3. Do you make to-do lists? What are the tasks that always go unfinished? [Talk about any organisation methods you use. Make sure your answer reflects that work and personal life are equally important to you]

4. Do you usually stick to deadlines or fail to meet them? [Apart from explaining the concrete ways in which you stick to deadlines, feel free to mention a time you failed to meet a deadline and how you made up for it]

5. Have you ever wanted to quit something? [Don’t forget to mention the various scenarios you considered or options you weighed before deciding you wanted to quit]

6. What are some things that energise you? [Bring up your unique passions and hobbies that highlight your well-rounded personality]

7. What is an achievement that you’re extremely proud of? [Talk enthusiastically about the process that led you to the achievement and why you’re so proud of it]

8. How do you handle working with someone you don’t particularly like? [Try focusing on the changes you’d bring about in your behaviour in this situation rather than your equation with the other person]

9. What would you describe as a successful day? [Try to tailor your answer to the job you’re interviewing for]

10. What would your close friends describe as your greatest strengths? [State some realistic, likeable traits and back them up with a relevant anecdote]

 

You can be asked a wide variety of questions in an interview like this. If some of them seem slightly repetitive, that is only a way for the interviewer to gauge how consistent you are in your answers. Because of the unpredictability of such questions, it can be more difficult to prepare for a strengths-based interview in advance than one based on your competency. The questions are designed in a way that makes it difficult to rehearse answers. However, here are some tips you can keep in mind to ace a strengths-based interview:
 

  • Listen to the questions carefully. Don’t be afraid to ask the interviewer to repeat a question if you’re not sure what they meant. Considering the fact that we’re still in a pandemic, many interviews are likely to take place online, and technical glitches are unavoidable.
  • Take some time before the interview to reflect on your strengths and weaknesses. You can use the above questions as a starting point to jot down some talking points that can help you answer questions about yourself. 
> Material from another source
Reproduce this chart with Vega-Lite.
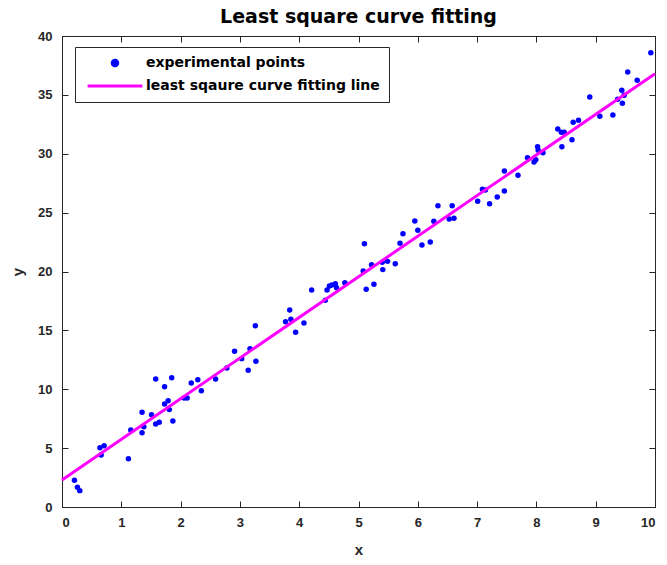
{
  "$schema": "https://vega.github.io/schema/vega-lite/v6.json",
  "autosize": {"type": "none"},
  "padding": {"left": 62, "top": 36, "right": 12, "bottom": 58},
  "width": 593,
  "height": 471,
  "background": "white",
  "title": {"text": "Least square curve fitting", "font": "DejaVu Sans", "fontSize": 19, "fontWeight": "bold", "color": "#000000", "offset": 3, "anchor": "middle"},
  "config": {
    "view": {"stroke": "#262626", "strokeWidth": 1},
    "axis": {"labelFont": "Liberation Sans", "labelFontWeight": "bold", "labelFontSize": 13, "labelColor": "#262626", "domainColor": "#262626", "tickColor": "#262626", "grid": false, "titleFont": "Liberation Sans", "titleFontWeight": "bold", "titleFontSize": 15, "titleColor": "#262626", "tickSize": -6}
  },
  "resolve": {"axis": {"x": "independent", "y": "independent"}},
  "datasets": {
    "pts": [
      {"x":0.21,"y":2.27},{"x":0.26,"y":1.67},{"x":0.30,"y":1.39},{"x":0.64,"y":5.04},{"x":0.66,"y":4.42},{"x":0.71,"y":5.21},{"x":1.12,"y":4.10},{"x":1.16,"y":6.54},{"x":1.35,"y":8.04},{"x":1.35,"y":6.31},{"x":1.38,"y":6.82},{"x":1.51,"y":7.84},{"x":1.58,"y":10.87},{"x":1.58,"y":7.05},{"x":1.64,"y":7.19},{"x":1.73,"y":10.22},{"x":1.73,"y":8.75},{"x":1.79,"y":9.03},{"x":1.81,"y":8.27},{"x":1.85,"y":10.98},{"x":1.87,"y":7.30},{"x":2.06,"y":9.26},{"x":2.11,"y":9.26},{"x":2.18,"y":10.53},{"x":2.29,"y":10.81},{"x":2.35,"y":9.88},{"x":2.59,"y":10.87},{"x":2.78,"y":11.80},{"x":2.91,"y":13.22},{"x":3.03,"y":12.60},{"x":3.14,"y":11.61},{"x":3.17,"y":13.45},{"x":3.27,"y":12.37},{"x":3.26,"y":15.40},{"x":3.77,"y":15.74},{"x":3.84,"y":16.73},{"x":3.86,"y":15.94},{"x":3.94,"y":14.84},{"x":4.08,"y":15.63},{"x":4.21,"y":18.43},{"x":4.44,"y":17.55},{"x":4.47,"y":18.43},{"x":4.51,"y":18.77},{"x":4.55,"y":18.85},{"x":4.61,"y":18.96},{"x":4.63,"y":18.62},{"x":4.77,"y":19.05},{"x":5.10,"y":22.36},{"x":5.08,"y":20.04},{"x":5.13,"y":18.49},{"x":5.22,"y":20.58},{"x":5.26,"y":18.91},{"x":5.40,"y":20.78},{"x":5.41,"y":20.16},{"x":5.49,"y":20.86},{"x":5.62,"y":20.66},{"x":5.70,"y":22.39},{"x":5.75,"y":23.21},{"x":5.95,"y":24.29},{"x":6.00,"y":23.50},{"x":6.07,"y":22.25},{"x":6.21,"y":22.51},{"x":6.27,"y":24.26},{"x":6.34,"y":25.59},{"x":6.53,"y":24.46},{"x":6.58,"y":25.59},{"x":6.61,"y":24.52},{"x":7.01,"y":25.96},{"x":7.09,"y":26.98},{"x":7.14,"y":26.92},{"x":7.21,"y":25.76},{"x":7.34,"y":26.33},{"x":7.46,"y":26.84},{"x":7.46,"y":28.54},{"x":7.69,"y":28.17},{"x":7.85,"y":29.67},{"x":7.96,"y":29.30},{"x":7.99,"y":29.50},{"x":8.02,"y":30.60},{"x":8.03,"y":30.29},{"x":8.11,"y":30.09},{"x":8.36,"y":32.10},{"x":8.42,"y":31.82},{"x":8.43,"y":30.60},{"x":8.47,"y":31.82},{"x":8.60,"y":31.19},{"x":8.62,"y":32.67},{"x":8.71,"y":32.84},{"x":8.90,"y":34.82},{"x":9.07,"y":33.18},{"x":9.29,"y":33.29},{"x":9.37,"y":34.62},{"x":9.44,"y":35.39},{"x":9.45,"y":34.28},{"x":9.48,"y":34.96},{"x":9.54,"y":36.94},{"x":9.70,"y":36.24},{"x":9.93,"y":38.58}
    ],
    "fit": [{"x": 0, "y": 2.3}, {"x": 10, "y": 36.8}]
  },
  "layer": [
    {
      "data": {"name": "pts"},
      "mark": {"type": "point", "filled": true, "size": 30, "opacity": 1},
      "encoding": {
        "x": {"field": "x", "type": "quantitative", "scale": {"domain": [0, 10], "nice": false, "zero": false}, "axis": {"orient": "bottom", "values": [0,1,2,3,4,5,6,7,8,9,10], "title": "x", "labelPadding": 15, "titlePadding": 13}},
        "y": {"field": "y", "type": "quantitative", "scale": {"domain": [0, 40], "nice": false}, "axis": {"orient": "left", "values": [0,5,10,15,20,25,30,35,40], "title": "y", "labelPadding": 16, "titlePadding": 12}},
        "color": {"datum": "experimental points", "type": "nominal",
          "scale": {"domain": ["experimental points", "least sqaure curve fitting line"], "range": ["#0000ff", "#ff00ff"]},
          "legend": {
            "title": null, "orient": "none", "legendX": 13, "legendY": 11,
            "direction": "vertical",
            "strokeColor": "#262626", "fillColor": "#ffffff", "padding": 9,
            "labelFont": "DejaVu Sans", "labelFontWeight": "bold", "labelFontSize": 14, "labelColor": "#000000", "labelLimit": 400,
            "symbolSize": 30, "labelOffset": 24, "rowPadding": 7, "symbolOffset": 24,
            "symbolType": {"expr": "datum.value === 'experimental points' ? 'circle' : 'M-10,0L10,0'"},
            "symbolStrokeColor": {"expr": "datum.value === 'experimental points' ? 'transparent' : '#ff00ff'"},
            "symbolStrokeWidth": 3,
            "symbolOpacity": 1
          }}
      }
    },
    {
      "data": {"name": "fit"},
      "mark": {"type": "line", "strokeWidth": 3},
      "encoding": {
        "x": {"field": "x", "type": "quantitative", "axis": {"orient": "top", "values": [0,1,2,3,4,5,6,7,8,9,10], "labels": false, "domain": false, "title": null}},
        "y": {"field": "y", "type": "quantitative", "axis": {"orient": "right", "values": [0,5,10,15,20,25,30,35,40], "labels": false, "domain": false, "title": null}},
        "color": {"datum": "least sqaure curve fitting line", "type": "nominal", "legend": null}
      }
    }
  ]
}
  • Focus not only on the content of your answers but also on your body language and facial expressions. If you’re animated while talking, the interviewer will be able to tell you’re interested in what you’re talking about, which is exactly what they want. If your answers are genuine and not sugar-coated, the honesty is bound to shine through.
  • Even though the focus of the interview is not on your past experiences, make sure to bring them up as and when they’re relevant to your answer. For example, if you’re asked how well you do when working in a team, link your answer back to a time when you were part of a team and did really well.
  • While the interview will revolve around your strengths, for the most part, you might also be asked about your weaknesses. If this comes up, be honest, but also talk about the ways in which you’re trying to address them.
  • A strengths-based interview is likely to be fast-paced, and the interviewer might not engage with your answers or probe into them. Don’t get fazed by this. 
  • Remember that there is no right or wrong answer in an interview like this. Regardless of what your answer is, make sure you back it up with as much context as you can. There’s no need to be nervous about giving the right answer.
 

If you’re not sure if the interview is going to be strengths-based or a mix of multiple approaches, make sure to ask the HR department of the organisation in advance, so you can prepare accordingly. If a job description alludes to “behaviours” in addition to “skills” and “qualifications”, you can be fairly certain that the recruitment process will involve a strengths-based approach. Remember, being self-aware and genuine in your answers is the key to nailing a strengths-based interview.